Like the pope, the imam was dressed in white from head to toe and greeted Pope Francis with a kiss on the cheek. At the end of the meeting, Umar put an arm around the pope's shoulder and kissed him on the top of the head. Pope Francis, who was seated in his wheelchair, took the imam's hand and kissed it.
Earlier, facing the entrance to the tunnel, Pope Francis had told the imam and donors who helped build it, "When we think of a tunnel, we might easily imagine a dark pathway. This could be frightening, especially if we are alone. Yet here it is different, for everything is illuminated."
"I would like to tell you, however, that you are the light that illuminates it," the pope said, "and you do so by your friendship, by the harmony you cultivate, the support you give each other, and by journeying together, which leads you in the end toward the fullness of light."
The pope and imam signed "The Istiqlal Declaration," a short document committing members of both religious communities to defending human dignity, especially when threatened with violence, and to defending the integrity of creation.
"The values shared by our religious traditions should be effectively promoted in order to defeat the culture of violence and indifference afflicting our world," the declaration said. "Indeed, religious values should be directed toward promoting a culture of respect, dignity, compassion, reconciliation and fraternal solidarity in order to overcome both dehumanization and environmental destruction."

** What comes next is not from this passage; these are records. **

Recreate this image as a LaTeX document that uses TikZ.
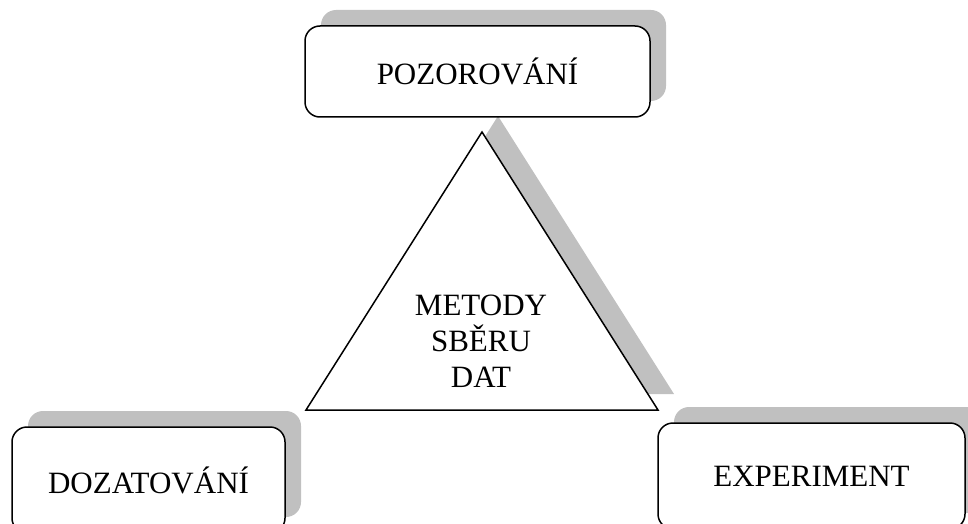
\documentclass[tikz,border=0pt]{standalone}
\usepackage{fontspec}
\setmainfont{Liberation Serif}
\usetikzlibrary{shadows}
\definecolor{shadowgray}{RGB}{192,192,192}

\tikzset{
	methodbox/.style={draw, line width=1.5pt, fill=white, rounded corners=15pt, inner sep=0pt,
		font=\fontsize{31}{36}\selectfont,
		drop shadow={shadow xshift=16pt, shadow yshift=16pt, fill=shadowgray, opacity=1}}
}

\begin{document}
\begin{tikzpicture}[x=1pt,y=-1pt]
	\useasboundingbox (0,0) rectangle (968,524);
	\clip (0,0) rectangle (968,524);
	% triangle in the middle
	\coordinate (apex) at (482,132);
	\coordinate (left) at (306,410);
	\coordinate (right) at (658,410);
	\fill[shadowgray] ([shift={(16,-16)}]apex) -- ([shift={(16,-16)}]left) -- ([shift={(16,-16)}]right) -- cycle;
	\draw[line width=1.5pt, fill=white] (apex) -- (left) -- (right) -- cycle;
	\node[font=\fontsize{31}{36}\selectfont, align=center] (metody) at (481,341) {METODY\\SBĚRU\\DAT};
	% the three methods
	\node[methodbox, minimum width=345pt, minimum height=91pt] (pozorovani) at (477.5,71.5) {POZOROVÁNÍ};
	\node[methodbox, minimum width=273pt, minimum height=106pt] (dozatovani) at (148.5,480) {DOZATOVÁNÍ};
	\node[methodbox, minimum width=307pt, minimum height=106pt] (experiment) at (811.5,476) {EXPERIMENT};
\end{tikzpicture}
\end{document}
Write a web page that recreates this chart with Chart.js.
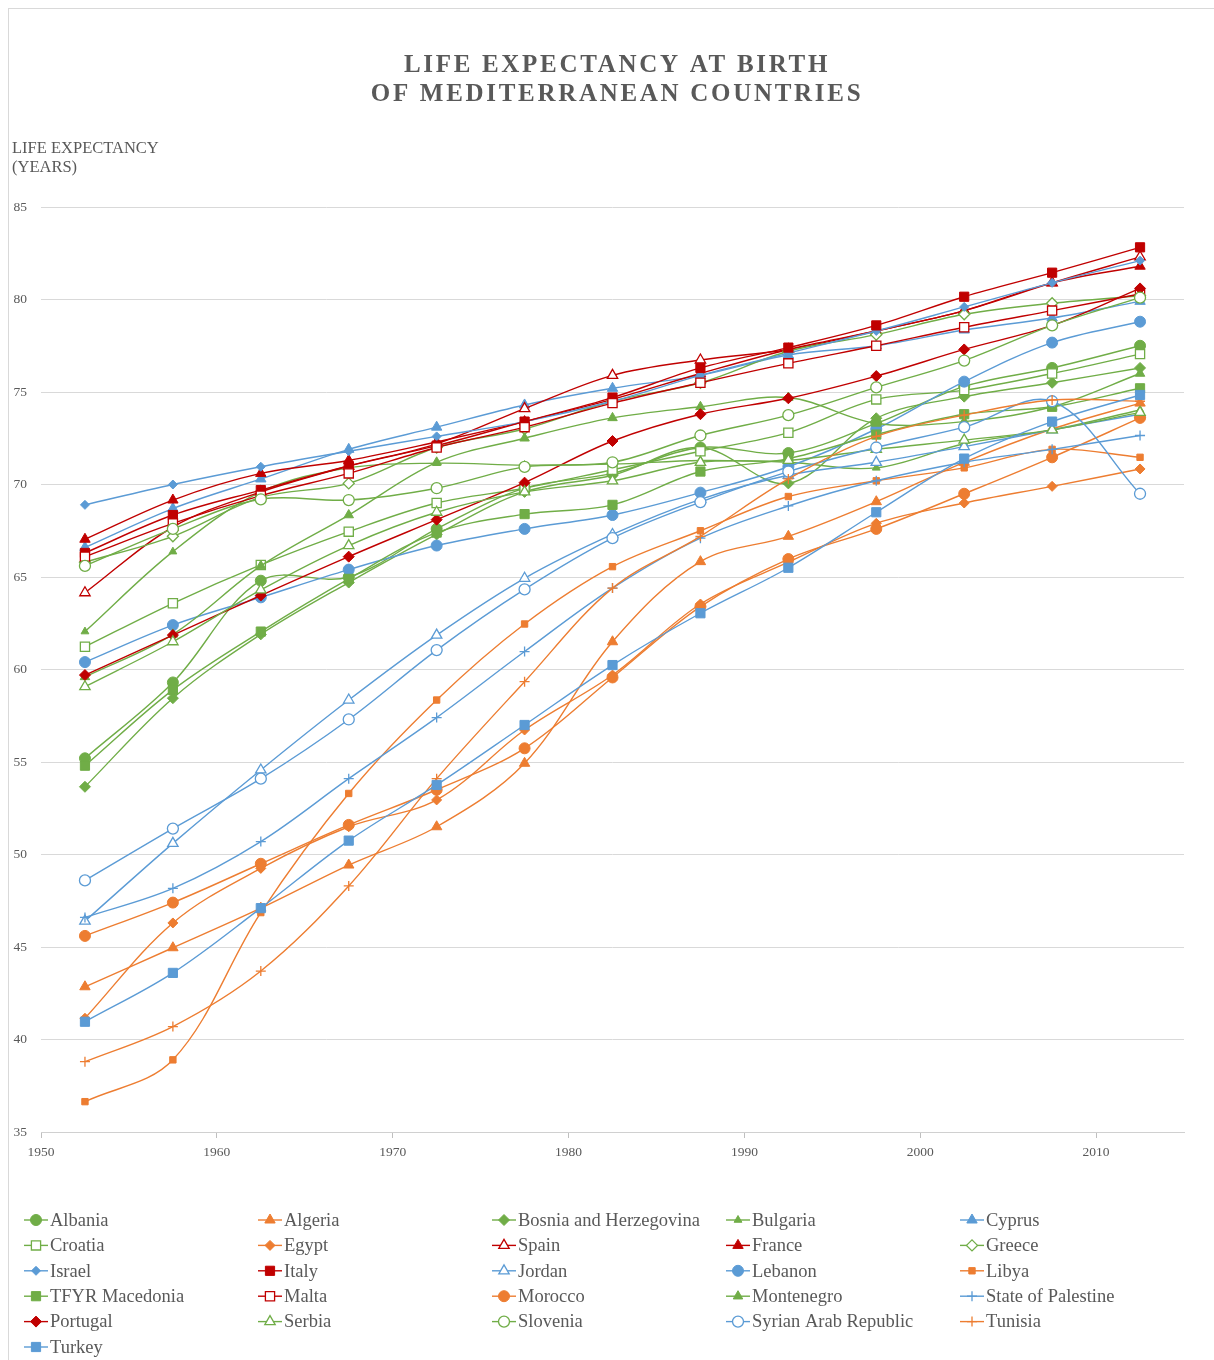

Engkus Ruswana, a leader of Majelis Luhur Kepercayaan Indonesia, an organization for followers of Indigenous religions, said his faith's priority "is humanity and community, and the relationship between the human and nature. Indigenous religions, you know, have a good relationship between human beings and nature. Our principle is that we have to care for the Earth, for the world."
V
Whether we seek healing for ourselves, our children, or all of creation, we must be open to cultural conversion--body, mind, and soul--and invite in the Spirit, so that God can begin the healing and so that we can enjoy the rest and renewal that we so desperately need. Amen.